Against the backdrop of the growing war drive against Russia, the Gergiev affair is evoking ugly memories that shock a growing number of people. An SZ reader commented sarcastically on future developments, “We’ll take all the scores of Russian composers and pile them in a big heap. Take it to a public place ... let’s say the Feldherrenhalle [one of the scenes of Hitler’s failed “Beer Hall Putsch” in 1923], and set the pile on fire. Out of protest! Against Putin! For human rights! In addition, we could invite representatives of the new Ukrainian government. They would certainly enjoy that very much.”
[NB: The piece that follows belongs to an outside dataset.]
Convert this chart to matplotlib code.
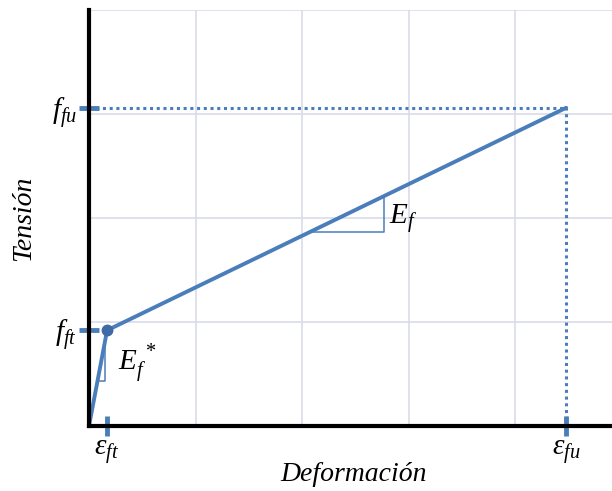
import numpy as np
import matplotlib.pyplot as plt

plt.rcParams['mathtext.fontset'] = 'custom'
plt.rcParams['mathtext.rm'] = 'Liberation Serif'
plt.rcParams['mathtext.it'] = 'Liberation Serif:italic'

# bilinear stress-strain curve
strain = [0.0, 0.17, 4.48]
stress = [0.0, 0.92, 3.06]
eps_ft, eps_fu = strain[1], strain[2]
f_ft, f_fu = stress[1], stress[2]

xtick_labels = [r'$\varepsilon_{ft}$', r'$\varepsilon_{fu}$']
ytick_labels = [r'$f_{ft}$', r'$f_{fu}$']
grid_x = [1, 2, 3, 4]
grid_y = [1, 2, 3]

# slope triangles: x start / x end along the curve
tri_ef = [2.075, 2.77]
tri_ef0 = [0.08, 0.146]

blue = '#4a7ebb'

fig = plt.figure(figsize=(6.12, 4.91), dpi=100)
ax = fig.add_axes([0.1454, 0.1324, 0.8546, 0.8472])

ax.set_xlim(0, 4.91)
ax.set_ylim(0, 4.0)

ax.set_xticks(grid_x, minor=True)
ax.set_yticks(grid_y + [4], minor=True)
ax.grid(True, which='minor', color='#d9dce9', linewidth=1.2)
ax.tick_params(which='minor', length=0)

ax.set_xticks([eps_ft, eps_fu])
ax.set_xticklabels(xtick_labels, fontsize=21)
ax.set_yticks([f_ft, f_fu])
ax.set_yticklabels(ytick_labels, fontsize=21)
ax.tick_params(which='major', direction='inout', length=15, width=3.5,
               color=blue, pad=1)

for s in ['top', 'right']:
    ax.spines[s].set_visible(False)
for s in ['left', 'bottom']:
    ax.spines[s].set_linewidth(3)
    ax.spines[s].set_color('black')
    ax.spines[s].set_zorder(5)

# dotted guides to ultimate point
ax.plot([0, eps_fu], [f_fu, f_fu], color=blue, lw=2.2, dashes=(1, 1.2))
ax.plot([eps_fu, eps_fu], [0, f_fu], color=blue, lw=2.2, dashes=(1, 1.2))

ax.plot(strain, stress, '-', color=blue, lw=2.8, solid_capstyle='round',
        zorder=4)
ax.plot([eps_ft], [f_ft], 'o', color='#3e6aa6', ms=7.5, zorder=6)

# slope triangles
for xs in (tri_ef, tri_ef0):
    y0 = np.interp(xs[0], strain, stress)
    y1 = np.interp(xs[1], strain, stress)
    ax.plot([xs[0], xs[1], xs[1]], [y0, y0, y1], color=blue, lw=1.1,
            zorder=3)

ax.text(2.82, 2.0, r'$E_f$', fontsize=21, va='center', ha='left')
ax.text(0.27, 0.6, r'$E_f^{\ *}$', fontsize=21, va='center', ha='left')

ax.set_xlabel('Deformación', fontsize=20, fontstyle='italic',
              family='Liberation Serif')
ax.set_ylabel('Tensión', fontsize=20, fontstyle='italic',
              family='Liberation Serif')
ax.xaxis.set_label_coords(0.505, -0.087)
ax.yaxis.set_label_coords(-0.101, 0.5)

fig.savefig('out.png', dpi=100)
Another recalled the conductor Herbert von Karajan, who joined the Nazi party twice, made a career under Hitler, but was nonetheless able to continue working in post-war Germany unhindered.
The Greens’ demand for political censorship is a warning. Emerging at the end of the 1970s from various protest organisations and Maoist groups, they have steadily transformed themselves into a right-wing bourgeois party representing wealthy layers of the upper middle class. At the end of the 1990s, they abandoned their pacifism and supported the war in the former Yugoslavia under then foreign minister Joschka Fischer.
Today they advocate positions that would have previously been found only on the far right of German politics. As a reader of Die Zeit warned, the Greens’ call for a professional ban on Gergiev bears a similarity to developments in Hungary, where the “top positions in museums, theatres and opera houses are quickly filled according to political criteria.” He added caustically that a law of nature could be applied to the Greens: “When the Greens wilt, they become brown [a reference to the brown shirts worn by the Nazi paramilitary SA].”
The Greens never spoke for the interests of the working class, but rather those of a small layer of the petty bourgeoisie characterised by individualism and egoism. This is why they have no qualms about riding roughshod over democratic rights such as freedom of speech.